The seventh point is especially important. Over time, backups tend to accumulate in a “we are keeping this for no clear reason” state. If the reason is documented, that helps with audits, cost-reduction discussions, and the prioritization of restoration. Since AWS Backup makes centralization easier, it is even more powerful if you also centralize and express the design philosophy in words.


Conclusion

AWS Backup is a fully managed service for centralizing and automating data protection across AWS and on-premises environments, and one of its biggest strengths is that it helps bring backup settings that were previously scattered across services into a single operational foundation.
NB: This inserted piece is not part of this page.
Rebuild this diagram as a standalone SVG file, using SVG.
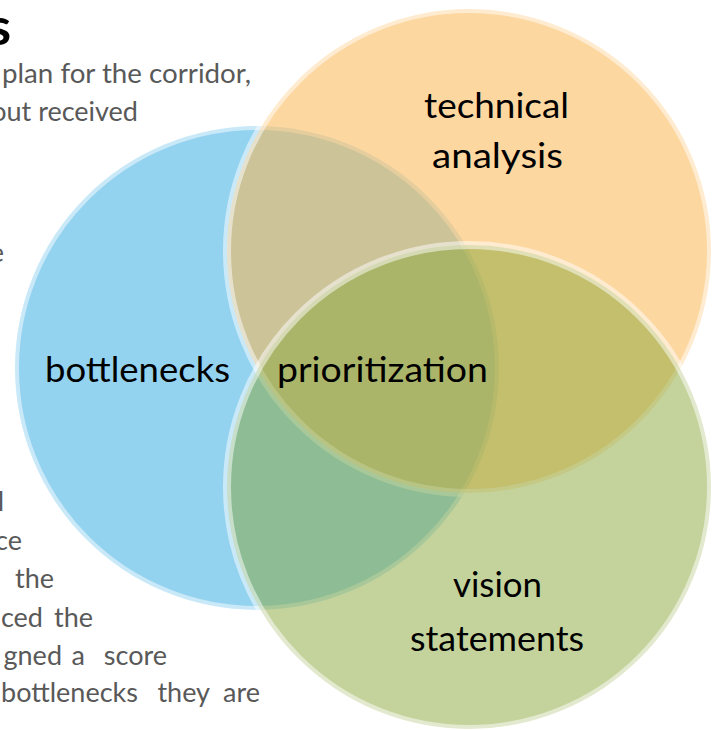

Its pricing is also structured around storage, transfer, restoration, and evaluation, which makes it easier to explain where costs are occurring.

GCP Backup and DR has a strong disaster recovery and business continuity orientation, making it easier to think in terms of isolated and separated-copy operations. Azure Backup has a clear protected-instance billing model and explicit redundancy choices, making it easier to align target inventory and budget design. In other words, all three providers frame backup not as mere “storage” but as “continuous operations,” yet AWS stands out especially in its strength for centralization and standardization.

As a first step, it is highly recommended to start by organizing only your most critical data under AWS Backup policies, and to decide three things first: short-term generations, long-term generations, and restoration drills. Even that alone helps turn backup from “something we keep just in case” into “an operation we can actually explain.” There is no need to do everything at once, so begin by putting into words, as a team, what kinds of incidents you actually want to defend against.